• To be done
Find each line with the string "chart" and report it.

• Data section
####################
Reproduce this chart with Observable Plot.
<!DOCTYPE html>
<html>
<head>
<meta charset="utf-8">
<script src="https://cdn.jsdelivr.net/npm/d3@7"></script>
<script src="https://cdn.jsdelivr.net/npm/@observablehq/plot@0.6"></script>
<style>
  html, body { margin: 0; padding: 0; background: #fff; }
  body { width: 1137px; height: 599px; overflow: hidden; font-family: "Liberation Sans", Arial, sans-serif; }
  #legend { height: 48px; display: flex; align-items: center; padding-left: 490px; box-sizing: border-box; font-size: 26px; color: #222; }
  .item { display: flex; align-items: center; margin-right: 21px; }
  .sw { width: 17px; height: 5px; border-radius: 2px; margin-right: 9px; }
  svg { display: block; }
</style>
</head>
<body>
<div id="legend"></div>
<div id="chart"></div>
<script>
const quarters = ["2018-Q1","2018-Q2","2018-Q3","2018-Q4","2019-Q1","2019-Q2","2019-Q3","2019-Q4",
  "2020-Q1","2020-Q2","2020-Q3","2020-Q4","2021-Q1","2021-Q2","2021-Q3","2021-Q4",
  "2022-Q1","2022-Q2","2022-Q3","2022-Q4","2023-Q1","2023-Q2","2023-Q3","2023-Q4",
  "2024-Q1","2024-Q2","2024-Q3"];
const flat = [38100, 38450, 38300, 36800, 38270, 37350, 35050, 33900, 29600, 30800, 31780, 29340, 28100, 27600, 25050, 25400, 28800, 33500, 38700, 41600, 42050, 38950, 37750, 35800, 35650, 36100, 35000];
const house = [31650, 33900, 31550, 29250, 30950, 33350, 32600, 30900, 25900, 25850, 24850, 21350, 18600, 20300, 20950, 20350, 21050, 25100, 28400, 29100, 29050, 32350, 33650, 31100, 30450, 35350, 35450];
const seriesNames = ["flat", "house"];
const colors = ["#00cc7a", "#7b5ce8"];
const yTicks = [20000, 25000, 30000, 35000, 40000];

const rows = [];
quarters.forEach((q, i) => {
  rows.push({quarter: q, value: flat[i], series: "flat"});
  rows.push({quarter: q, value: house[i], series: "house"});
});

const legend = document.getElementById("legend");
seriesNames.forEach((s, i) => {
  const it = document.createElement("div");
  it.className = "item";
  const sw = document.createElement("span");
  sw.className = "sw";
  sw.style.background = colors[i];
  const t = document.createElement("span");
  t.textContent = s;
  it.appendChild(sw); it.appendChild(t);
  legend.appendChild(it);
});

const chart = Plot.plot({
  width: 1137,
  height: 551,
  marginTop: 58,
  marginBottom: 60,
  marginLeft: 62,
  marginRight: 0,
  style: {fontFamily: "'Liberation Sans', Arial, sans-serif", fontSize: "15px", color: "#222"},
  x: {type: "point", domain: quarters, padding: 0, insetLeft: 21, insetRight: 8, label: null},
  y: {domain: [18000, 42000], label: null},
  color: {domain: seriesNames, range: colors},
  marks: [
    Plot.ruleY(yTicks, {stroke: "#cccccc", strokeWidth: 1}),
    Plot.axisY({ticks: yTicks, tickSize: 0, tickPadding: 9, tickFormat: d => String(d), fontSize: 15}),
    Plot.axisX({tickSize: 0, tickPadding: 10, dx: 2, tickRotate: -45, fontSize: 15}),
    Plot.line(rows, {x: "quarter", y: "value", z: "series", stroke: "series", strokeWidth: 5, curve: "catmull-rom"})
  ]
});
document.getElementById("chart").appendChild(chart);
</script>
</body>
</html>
####################
• Task answer
Reproduce this chart with Observable Plot.
<div id="chart"></div>
const chart = Plot.plot({
document.getElementById("chart").appendChild(chart);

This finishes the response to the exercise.